[A block of data]
========

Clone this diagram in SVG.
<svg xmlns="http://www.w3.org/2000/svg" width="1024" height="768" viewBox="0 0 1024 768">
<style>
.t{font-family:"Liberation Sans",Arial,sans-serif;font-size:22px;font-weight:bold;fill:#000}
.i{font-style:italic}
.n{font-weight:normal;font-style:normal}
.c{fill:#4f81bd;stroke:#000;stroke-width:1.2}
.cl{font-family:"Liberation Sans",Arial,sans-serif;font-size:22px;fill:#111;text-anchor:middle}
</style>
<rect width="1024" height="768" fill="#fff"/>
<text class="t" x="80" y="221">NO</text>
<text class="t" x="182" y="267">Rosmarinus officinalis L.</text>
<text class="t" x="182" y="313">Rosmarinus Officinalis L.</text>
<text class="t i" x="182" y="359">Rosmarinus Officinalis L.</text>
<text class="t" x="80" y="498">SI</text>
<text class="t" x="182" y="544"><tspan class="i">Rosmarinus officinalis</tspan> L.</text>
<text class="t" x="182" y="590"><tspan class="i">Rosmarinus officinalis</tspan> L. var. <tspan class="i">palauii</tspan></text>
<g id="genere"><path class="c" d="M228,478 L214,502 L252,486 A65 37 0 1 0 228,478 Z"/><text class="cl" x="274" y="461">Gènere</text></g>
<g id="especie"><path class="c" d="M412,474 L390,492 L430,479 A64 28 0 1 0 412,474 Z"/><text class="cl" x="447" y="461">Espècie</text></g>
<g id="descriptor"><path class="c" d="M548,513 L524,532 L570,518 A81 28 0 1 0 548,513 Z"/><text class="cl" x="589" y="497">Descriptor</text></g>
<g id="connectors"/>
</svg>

========

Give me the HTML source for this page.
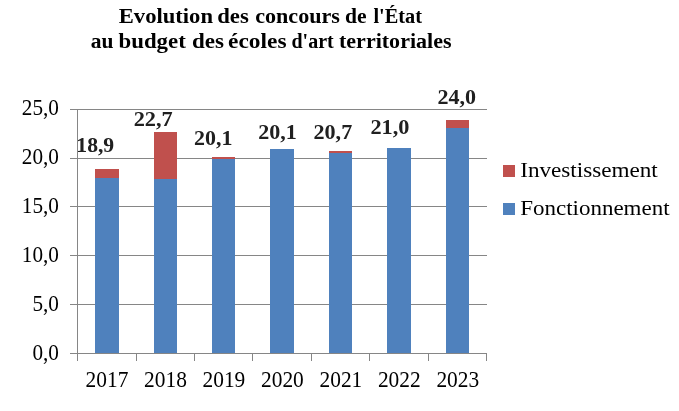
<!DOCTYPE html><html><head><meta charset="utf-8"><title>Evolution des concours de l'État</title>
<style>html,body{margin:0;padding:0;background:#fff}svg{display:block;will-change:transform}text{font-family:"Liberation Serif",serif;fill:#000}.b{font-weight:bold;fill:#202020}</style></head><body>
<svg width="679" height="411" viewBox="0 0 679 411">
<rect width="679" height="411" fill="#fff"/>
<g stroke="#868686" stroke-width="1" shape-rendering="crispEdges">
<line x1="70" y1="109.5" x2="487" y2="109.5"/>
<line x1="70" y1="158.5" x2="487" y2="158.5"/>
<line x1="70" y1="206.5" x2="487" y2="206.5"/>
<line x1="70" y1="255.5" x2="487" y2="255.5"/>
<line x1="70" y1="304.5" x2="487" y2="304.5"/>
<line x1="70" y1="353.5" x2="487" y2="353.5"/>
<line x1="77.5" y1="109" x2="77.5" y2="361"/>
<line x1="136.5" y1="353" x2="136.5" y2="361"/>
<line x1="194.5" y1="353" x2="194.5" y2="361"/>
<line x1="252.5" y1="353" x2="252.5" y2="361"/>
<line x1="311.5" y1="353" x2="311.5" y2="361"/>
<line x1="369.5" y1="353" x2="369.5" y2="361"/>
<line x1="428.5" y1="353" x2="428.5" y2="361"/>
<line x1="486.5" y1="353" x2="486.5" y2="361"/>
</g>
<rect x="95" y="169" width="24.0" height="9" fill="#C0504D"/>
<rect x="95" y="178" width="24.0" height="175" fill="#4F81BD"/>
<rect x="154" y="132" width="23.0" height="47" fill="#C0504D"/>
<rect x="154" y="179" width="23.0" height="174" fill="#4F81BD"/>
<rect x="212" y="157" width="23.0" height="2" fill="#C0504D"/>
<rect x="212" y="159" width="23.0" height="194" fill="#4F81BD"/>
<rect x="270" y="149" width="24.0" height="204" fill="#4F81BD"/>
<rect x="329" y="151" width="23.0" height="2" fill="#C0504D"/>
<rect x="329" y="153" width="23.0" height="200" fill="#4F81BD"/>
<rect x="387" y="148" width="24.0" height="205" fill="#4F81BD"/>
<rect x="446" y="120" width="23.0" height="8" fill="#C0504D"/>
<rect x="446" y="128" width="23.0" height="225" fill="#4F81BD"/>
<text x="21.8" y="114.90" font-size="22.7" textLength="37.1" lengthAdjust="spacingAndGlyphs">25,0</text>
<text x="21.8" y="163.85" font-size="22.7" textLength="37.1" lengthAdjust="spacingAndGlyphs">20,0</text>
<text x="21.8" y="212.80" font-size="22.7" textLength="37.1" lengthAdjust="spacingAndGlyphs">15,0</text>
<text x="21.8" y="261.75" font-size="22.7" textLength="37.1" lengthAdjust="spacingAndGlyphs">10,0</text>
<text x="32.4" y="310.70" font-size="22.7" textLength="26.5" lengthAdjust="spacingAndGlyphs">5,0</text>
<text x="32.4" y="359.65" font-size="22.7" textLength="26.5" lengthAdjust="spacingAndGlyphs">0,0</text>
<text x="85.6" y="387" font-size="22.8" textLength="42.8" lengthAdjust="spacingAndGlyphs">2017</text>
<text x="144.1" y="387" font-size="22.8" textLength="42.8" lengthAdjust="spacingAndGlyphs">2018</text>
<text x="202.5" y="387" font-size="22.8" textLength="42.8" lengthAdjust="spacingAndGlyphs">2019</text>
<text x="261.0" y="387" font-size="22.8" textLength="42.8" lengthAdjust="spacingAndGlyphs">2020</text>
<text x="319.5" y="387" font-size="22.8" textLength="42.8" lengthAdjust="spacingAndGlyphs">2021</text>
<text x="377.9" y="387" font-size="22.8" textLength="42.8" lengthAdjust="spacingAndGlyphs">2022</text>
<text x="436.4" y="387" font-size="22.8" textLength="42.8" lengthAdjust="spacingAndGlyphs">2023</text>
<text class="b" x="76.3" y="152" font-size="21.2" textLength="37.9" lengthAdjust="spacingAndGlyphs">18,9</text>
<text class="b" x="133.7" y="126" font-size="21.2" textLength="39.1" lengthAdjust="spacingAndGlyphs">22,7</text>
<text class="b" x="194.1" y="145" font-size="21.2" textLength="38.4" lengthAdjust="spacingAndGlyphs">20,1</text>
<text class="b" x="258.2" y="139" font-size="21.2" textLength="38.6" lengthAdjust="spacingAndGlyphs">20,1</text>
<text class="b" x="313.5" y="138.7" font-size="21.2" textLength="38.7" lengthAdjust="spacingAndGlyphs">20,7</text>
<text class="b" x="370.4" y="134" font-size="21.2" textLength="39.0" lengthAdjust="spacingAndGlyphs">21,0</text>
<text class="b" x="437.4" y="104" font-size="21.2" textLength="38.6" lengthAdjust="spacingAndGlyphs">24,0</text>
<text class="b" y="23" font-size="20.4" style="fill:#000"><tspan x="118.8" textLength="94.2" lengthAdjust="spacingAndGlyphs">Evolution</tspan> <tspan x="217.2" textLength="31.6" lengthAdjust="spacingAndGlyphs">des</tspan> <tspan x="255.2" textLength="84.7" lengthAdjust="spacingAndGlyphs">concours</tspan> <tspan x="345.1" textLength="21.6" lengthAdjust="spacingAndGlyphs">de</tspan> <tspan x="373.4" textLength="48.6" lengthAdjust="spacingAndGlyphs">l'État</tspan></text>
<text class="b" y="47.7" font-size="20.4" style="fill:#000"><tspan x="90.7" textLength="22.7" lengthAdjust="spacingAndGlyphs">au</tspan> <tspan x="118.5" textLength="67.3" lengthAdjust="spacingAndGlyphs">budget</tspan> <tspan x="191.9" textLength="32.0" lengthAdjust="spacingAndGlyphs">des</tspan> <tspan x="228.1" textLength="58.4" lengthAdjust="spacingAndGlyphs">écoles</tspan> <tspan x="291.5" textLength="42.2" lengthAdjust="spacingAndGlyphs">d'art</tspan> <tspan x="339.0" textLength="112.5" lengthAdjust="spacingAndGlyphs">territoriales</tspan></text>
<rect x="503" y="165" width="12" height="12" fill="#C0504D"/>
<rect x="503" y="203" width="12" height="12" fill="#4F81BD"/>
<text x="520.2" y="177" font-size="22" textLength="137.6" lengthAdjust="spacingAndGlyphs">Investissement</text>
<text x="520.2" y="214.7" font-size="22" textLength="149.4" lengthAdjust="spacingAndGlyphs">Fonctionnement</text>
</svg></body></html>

========

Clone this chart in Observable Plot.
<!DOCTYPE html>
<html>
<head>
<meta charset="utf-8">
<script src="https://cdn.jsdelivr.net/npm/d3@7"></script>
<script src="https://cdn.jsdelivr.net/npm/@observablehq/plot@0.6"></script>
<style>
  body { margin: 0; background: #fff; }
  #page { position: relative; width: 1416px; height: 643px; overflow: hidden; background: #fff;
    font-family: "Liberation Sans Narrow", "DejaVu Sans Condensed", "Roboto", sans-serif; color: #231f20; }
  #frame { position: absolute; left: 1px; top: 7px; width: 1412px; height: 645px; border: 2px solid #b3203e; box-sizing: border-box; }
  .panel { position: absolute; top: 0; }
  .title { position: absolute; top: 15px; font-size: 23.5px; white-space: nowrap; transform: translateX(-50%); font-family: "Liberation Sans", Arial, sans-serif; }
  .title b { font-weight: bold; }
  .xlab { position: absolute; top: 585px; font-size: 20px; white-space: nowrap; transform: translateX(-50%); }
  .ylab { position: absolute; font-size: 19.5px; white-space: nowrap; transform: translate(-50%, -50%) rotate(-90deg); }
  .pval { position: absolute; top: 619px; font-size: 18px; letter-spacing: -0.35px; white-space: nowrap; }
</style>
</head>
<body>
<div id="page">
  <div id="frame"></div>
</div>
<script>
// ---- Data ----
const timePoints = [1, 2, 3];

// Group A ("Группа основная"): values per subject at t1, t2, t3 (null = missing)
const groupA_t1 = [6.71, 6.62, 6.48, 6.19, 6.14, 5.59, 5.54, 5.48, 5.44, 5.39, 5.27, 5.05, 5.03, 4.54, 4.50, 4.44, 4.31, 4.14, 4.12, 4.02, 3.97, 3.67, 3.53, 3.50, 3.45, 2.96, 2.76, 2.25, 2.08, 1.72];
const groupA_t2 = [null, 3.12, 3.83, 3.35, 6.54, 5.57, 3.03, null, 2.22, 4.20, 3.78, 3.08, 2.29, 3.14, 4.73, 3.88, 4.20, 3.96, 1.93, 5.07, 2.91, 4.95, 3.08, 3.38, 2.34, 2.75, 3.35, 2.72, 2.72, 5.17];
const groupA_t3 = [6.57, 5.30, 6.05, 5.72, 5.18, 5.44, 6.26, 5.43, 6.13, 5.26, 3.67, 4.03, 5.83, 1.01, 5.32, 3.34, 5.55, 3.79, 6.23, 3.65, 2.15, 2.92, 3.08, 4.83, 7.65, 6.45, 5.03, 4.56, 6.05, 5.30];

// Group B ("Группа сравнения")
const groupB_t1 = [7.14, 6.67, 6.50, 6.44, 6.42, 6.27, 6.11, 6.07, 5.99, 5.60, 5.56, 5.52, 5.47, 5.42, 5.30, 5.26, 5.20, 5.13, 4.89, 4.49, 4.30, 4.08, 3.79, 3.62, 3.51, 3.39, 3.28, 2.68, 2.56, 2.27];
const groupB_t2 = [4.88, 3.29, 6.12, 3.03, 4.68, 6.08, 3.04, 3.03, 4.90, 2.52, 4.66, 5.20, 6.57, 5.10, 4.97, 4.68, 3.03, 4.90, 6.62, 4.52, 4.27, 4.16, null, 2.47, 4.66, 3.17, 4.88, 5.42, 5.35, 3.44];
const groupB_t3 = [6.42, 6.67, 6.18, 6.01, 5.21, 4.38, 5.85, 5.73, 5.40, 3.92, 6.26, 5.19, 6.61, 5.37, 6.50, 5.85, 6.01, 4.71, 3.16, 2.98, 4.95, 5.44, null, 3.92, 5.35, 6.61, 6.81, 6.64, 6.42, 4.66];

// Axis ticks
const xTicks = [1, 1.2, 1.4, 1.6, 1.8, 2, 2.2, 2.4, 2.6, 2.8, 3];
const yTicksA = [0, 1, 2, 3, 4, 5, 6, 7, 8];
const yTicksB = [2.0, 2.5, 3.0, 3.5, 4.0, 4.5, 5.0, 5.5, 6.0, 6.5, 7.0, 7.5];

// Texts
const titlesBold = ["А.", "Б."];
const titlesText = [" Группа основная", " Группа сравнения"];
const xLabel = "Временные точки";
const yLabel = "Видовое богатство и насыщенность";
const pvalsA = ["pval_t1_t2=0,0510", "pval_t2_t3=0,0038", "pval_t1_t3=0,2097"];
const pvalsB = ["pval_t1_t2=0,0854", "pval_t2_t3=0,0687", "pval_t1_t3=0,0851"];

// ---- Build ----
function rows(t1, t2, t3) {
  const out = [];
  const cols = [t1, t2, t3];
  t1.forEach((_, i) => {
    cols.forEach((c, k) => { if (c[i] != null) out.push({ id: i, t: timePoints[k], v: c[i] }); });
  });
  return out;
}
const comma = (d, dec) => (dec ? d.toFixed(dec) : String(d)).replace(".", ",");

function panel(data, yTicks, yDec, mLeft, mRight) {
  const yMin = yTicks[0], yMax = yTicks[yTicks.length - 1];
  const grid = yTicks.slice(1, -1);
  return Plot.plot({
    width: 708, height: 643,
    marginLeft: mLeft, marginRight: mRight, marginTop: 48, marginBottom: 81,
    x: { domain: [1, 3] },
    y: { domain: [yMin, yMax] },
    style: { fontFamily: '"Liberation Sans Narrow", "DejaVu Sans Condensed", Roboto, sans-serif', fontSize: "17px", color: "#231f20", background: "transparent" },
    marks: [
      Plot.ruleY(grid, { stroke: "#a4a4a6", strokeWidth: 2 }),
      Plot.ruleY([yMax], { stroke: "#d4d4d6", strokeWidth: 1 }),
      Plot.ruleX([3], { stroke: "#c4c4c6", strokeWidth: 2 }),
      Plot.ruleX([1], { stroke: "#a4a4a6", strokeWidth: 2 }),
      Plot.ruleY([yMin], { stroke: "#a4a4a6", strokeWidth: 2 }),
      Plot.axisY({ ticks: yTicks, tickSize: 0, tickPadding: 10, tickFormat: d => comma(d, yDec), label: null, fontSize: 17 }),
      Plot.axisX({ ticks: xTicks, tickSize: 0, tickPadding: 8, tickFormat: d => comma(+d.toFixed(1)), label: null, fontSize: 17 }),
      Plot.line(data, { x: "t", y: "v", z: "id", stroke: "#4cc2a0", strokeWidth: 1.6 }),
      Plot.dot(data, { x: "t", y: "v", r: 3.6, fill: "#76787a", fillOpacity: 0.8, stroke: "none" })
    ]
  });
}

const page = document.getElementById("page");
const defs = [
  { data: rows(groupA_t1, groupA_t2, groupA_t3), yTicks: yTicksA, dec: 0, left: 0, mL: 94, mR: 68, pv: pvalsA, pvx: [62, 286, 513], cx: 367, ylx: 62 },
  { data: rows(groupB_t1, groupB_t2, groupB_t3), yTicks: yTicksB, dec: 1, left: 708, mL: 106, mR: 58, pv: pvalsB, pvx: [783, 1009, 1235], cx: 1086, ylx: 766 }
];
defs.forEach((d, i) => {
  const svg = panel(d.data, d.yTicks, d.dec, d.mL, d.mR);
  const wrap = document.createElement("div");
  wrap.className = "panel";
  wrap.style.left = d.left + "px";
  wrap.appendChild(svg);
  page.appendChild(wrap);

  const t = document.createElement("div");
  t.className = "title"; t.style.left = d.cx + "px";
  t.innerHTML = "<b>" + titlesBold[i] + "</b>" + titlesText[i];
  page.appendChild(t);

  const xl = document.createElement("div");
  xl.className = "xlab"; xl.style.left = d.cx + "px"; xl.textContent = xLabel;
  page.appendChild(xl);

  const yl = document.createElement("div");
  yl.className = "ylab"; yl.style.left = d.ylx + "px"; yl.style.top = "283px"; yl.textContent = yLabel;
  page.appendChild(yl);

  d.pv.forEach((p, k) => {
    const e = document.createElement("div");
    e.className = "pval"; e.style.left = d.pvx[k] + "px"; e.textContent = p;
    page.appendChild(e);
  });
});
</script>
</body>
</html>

========

◆ TASK STATEMENT: In the entries above, identify every line with the string "Clone".

◆ TASK OUTPUT:
Clone this diagram in SVG.
Clone this chart in Observable Plot.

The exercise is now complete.